You have two years in which to compose an essay of no more than four, foolscap pages (roughly 2,000 words), which will be placed in orbit around the Earth for 50,000 years.

Together with similar messages to the distant future submitted by people from all over the world, your thoughts will be engraved on glass discs and installed in a small satellite which will be shot into orbit in two years' time.

The satellite, to be carried free by an Ariane-5 rocket of the European Space Agency, will include information of possible interest to our distant descendants, or anyone else who happens to be around in 52,000AD. There will be a digital encyclopedia of the sum of human knowledge in 2004, a frieze of human faces from every country on earth and four small, golden spheres containing a drop of human blood, a drop of seawater, a grain of soil and a bubble of air.

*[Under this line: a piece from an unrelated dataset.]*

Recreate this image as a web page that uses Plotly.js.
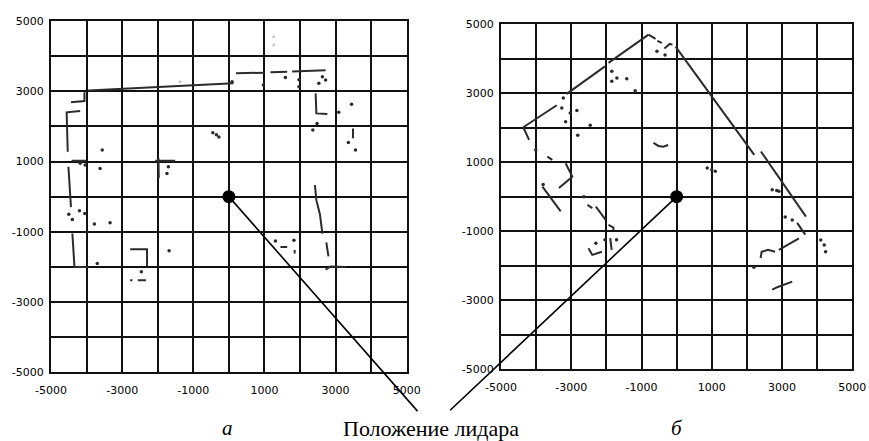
<!DOCTYPE html>
<html>
<head>
<meta charset="utf-8">
<script src="https://cdn.plot.ly/plotly-3.0.1.min.js"></script>
<style>
  html, body { margin: 0; padding: 0; background: #fff; }
  #chart { width: 869px; height: 441px; }
</style>
</head>
<body>
<div id="chart"></div>
<script>
// ---- axis ticks ----
const tickVals = [-5000, -4000, -3000, -2000, -1000, 0, 1000, 2000, 3000, 4000, 5000];
const tickText = ['-5000', '', '-3000', '', '-1000', '', '1000', '', '3000', '', '5000'];

// ---- lidar position ----
const lidarX = [0];
const lidarY = [0];

// ---- scan (a): wall segments (null separates segments) ----
const wallAX = [
  -3950, 130, null,
  200, 1000, null, 1170, 1640, null, 1780, 2720, null,
  -4060, -4060, -4440, null,
  -4180, -4560, -4530, null,
  -4420, -4000, null,
  -4510, -4440, null,
  -4400, -4340, -3950, null,
  2440, 2460, 2770, null,
  -2070, -1510, null, -1980, -1970, null,
  -2775, -2300, -2300, null,
  -2775, -2710, null, -2560, -2330, null,
  3490, 3490, null,
  2420, 2460, 2560, 2630, null,
  2740, 2800, null,
  2720, 2850, 3280, null,
  1450, 1640, null, 1850, 1850
];
const wallAY = [
  3020, 3230, null,
  3510, 3530, null, 3540, 3555, null, 3560, 3600, null,
  2970, 2720, 2690, null,
  2440, 2400, 1280, null,
  1020, 1020, null,
  850, -300, null,
  -1050, -2000, -2000, null,
  2940, 2370, 2350, null,
  1020, 1020, null, 1100, 530, null,
  -1500, -1500, -1980, null,
  -2380, -2380, null, -2380, -2380, null,
  1940, 1660, null,
  330, -100, -500, -1050, null,
  -1300, -1700, null,
  -2080, -1990, -2000, null,
  -1430, -1430, null, -1520, -1620
];
// ---- scan (a): isolated points ----
const dotAX = [-3560, -3620, -4180, -4040, -1700, -1740, -450, -350, -280, 90, 970, 1590, 1970, 1970, 2530, 2630, 2720,
  3090, 3450, 2480, 2360, 3360, 3560, -4500, -4400, -4200, -4050, -3780, -3340, -3700, -2460, -1680, 1310, 1830];
const dotAY = [1330, 800, 950, 900, 850, 660, 1820, 1760, 1700, 3270, 3180, 3390, 3330, 3130, 3230, 3410, 3320,
  2400, 2630, 2080, 1900, 1540, 1330, -500, -650, -400, -480, -780, -740, -1900, -2140, -1540, -1260, -1240];
const faintAX = [-1370, 1260, 1260];
const faintAY = [3270, 4550, 4320];

// ---- scan (б): wall segments ----
const wallBX = [
  -4365, -3413, null, -3130, -2040, null, -1940, -800, null,
  -800, -600, null, -550, -420, null,
  -350, -200, -120, null,
  -30, 2210, null, 2400, 3680, null,
  -4365, -4200, null, -3680, -3540, null, -3160, -2970, -3350, null,
  -3820, -3300, null,
  -2540, -2400, null, -2300, -2020, null,
  -1940, -1800, -1800, null,
  -2510, -2400, -2130, null,
  -1890, -1850, null,
  3430, 3660, null, 3480, 2910, null,
  2390, 2420, 2600, 2800, null,
  2720, 2880, 3290, null,
  -660, -520, -380, -240
];
const wallBY = [
  2013, 2651, null, 2980, 3780, null, 3880, 4700, null,
  4700, 4580, null, 4520, 4460, null,
  4300, 4430, 4410, null,
  4350, 1210, null, 1310, -580, null,
  2013, 1645, null, 1160, 1065, null, 970, 580, 250, null,
  290, -430, null,
  -240, -335, null, -290, -675, null,
  -820, -900, -965, null,
  -1500, -1690, -1600, null,
  -1200, -1545, null,
  -760, -1100, null, -1210, -1545, null,
  -1780, -1600, -1545, -1600, null,
  -2700, -2620, -2465, null,
  1560, 1470, 1450, 1500
];
// ---- scan (б): isolated points ----
const dotBX = [-4011, -3225, -3270, -3030, -2840, -3160, -2460, -2815, -1846, -1846, -1700, -1420, -1180, -560, -330,
  -2640, -3800, 870, 1000, 1100, 2720, 2850, 2910, 3090, 3290, 2200, 4100, 4240, 4200, -2300, -2040, -1710];
const dotBY = [1355, 2863, 2570, 2430, 2500, 2170, 2070, 1780, 3637, 3347, 3440, 3420, 3070, 4220, 4110,
  0, 350, 830, 780, 740, 200, 180, 160, -590, -680, -2050, -1260, -1600, -1400, -1350, -1250, -1250];

// ---- labels ----
const captionText = 'Положение лидара';
const panelLabels = ['а', 'б'];

const wallStyle = {color: '#2b2b2b', width: 2};
const dotStyle = {color: '#2b2b2b', size: 3.5};

const traces = [
  {x: wallAX, y: wallAY, xaxis: 'x', yaxis: 'y', mode: 'lines', line: wallStyle, connectgaps: false, hoverinfo: 'skip'},
  {x: dotAX, y: dotAY, xaxis: 'x', yaxis: 'y', mode: 'markers', marker: dotStyle, hoverinfo: 'skip'},
  {x: faintAX, y: faintAY, xaxis: 'x', yaxis: 'y', mode: 'markers', marker: {color: '#c8c8c8', size: 3}, hoverinfo: 'skip'},
  {x: lidarX, y: lidarY, xaxis: 'x', yaxis: 'y', mode: 'markers', marker: {color: '#000', size: 13}, hoverinfo: 'skip'},
  {x: wallBX, y: wallBY, xaxis: 'x2', yaxis: 'y2', mode: 'lines', line: wallStyle, connectgaps: false, hoverinfo: 'skip'},
  {x: dotBX, y: dotBY, xaxis: 'x2', yaxis: 'y2', mode: 'markers', marker: dotStyle, hoverinfo: 'skip'},
  {x: lidarX, y: lidarY, xaxis: 'x2', yaxis: 'y2', mode: 'markers', marker: {color: '#000', size: 13}, hoverinfo: 'skip'}
];

const tickFont = {family: 'DejaVu Sans, sans-serif', size: 11, color: '#000'};
function axis(domain, anchor, standoff) {
  return {
    domain: domain, anchor: anchor, range: [-5000, 5000],
    tickmode: 'array', tickvals: tickVals, ticktext: tickText,
    showgrid: true, gridcolor: '#111', gridwidth: 2,
    zeroline: false, showline: true, linecolor: '#111', linewidth: 2, mirror: true,
    ticks: '', tickfont: tickFont, ticklabelstandoff: standoff, fixedrange: true
  };
}

const layout = {
  width: 869, height: 441,
  margin: {l: 0, r: 0, t: 0, b: 0},
  paper_bgcolor: '#fff', plot_bgcolor: '#fff',
  showlegend: false,
  xaxis: axis([0.0587, 0.468], 'y', 7),
  yaxis: axis([0.1558, 0.9524], 'x', 3),
  xaxis2: axis([0.5765, 0.9808], 'y2', 7),
  yaxis2: axis([0.1633, 0.9449], 'x2', 3),
  annotations: [
    {x: lidarX[0], y: lidarY[0], xref: 'x', yref: 'y', text: '', showarrow: true, arrowhead: 0,
     arrowwidth: 1.6, arrowcolor: '#000', ax: 190, ay: 216, standoff: 0, startstandoff: 0},
    {x: lidarX[0], y: lidarY[0], xref: 'x2', yref: 'y2', text: '', showarrow: true, arrowhead: 0,
     arrowwidth: 1.6, arrowcolor: '#000', ax: -228, ay: 215, standoff: 0, startstandoff: 0},
    {x: 0.4955, y: 0.028, xref: 'paper', yref: 'paper', text: captionText, showarrow: false,
     xanchor: 'center', yanchor: 'middle', font: {family: 'Liberation Serif, serif', size: 22, color: '#000'}},
    {x: 0.262, y: 0.03, xref: 'paper', yref: 'paper', text: '<i>' + panelLabels[0] + '</i>', showarrow: false,
     xanchor: 'center', yanchor: 'middle', font: {family: 'Liberation Serif, serif', size: 21, color: '#000'}},
    {x: 0.779, y: 0.03, xref: 'paper', yref: 'paper', text: '<i>' + panelLabels[1] + '</i>', showarrow: false,
     xanchor: 'center', yanchor: 'middle', font: {family: 'Liberation Serif, serif', size: 21, color: '#000'}}
  ]
};

Plotly.newPlot('chart', traces, layout, {staticPlot: true, displayModeBar: false});
</script>
</body>
</html>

The KEO project – dreamed up by a French "scientific artist", Jean-Marc Philippe – is intended to record forever the state of humanity in the early 21st century and present the findings as an "archaeological gift" to the future. The satellite will be placed in an orbit which should bring it back to Earth in 500 centuries.

The idea has the support of aerospace companies, the French foreign ministry, the European Space Agency and Unesco. Launching the project at a conference on top of the Grande Arche de la Défense, just outside Paris, Philippe invited allcomers to "visit your own thoughts".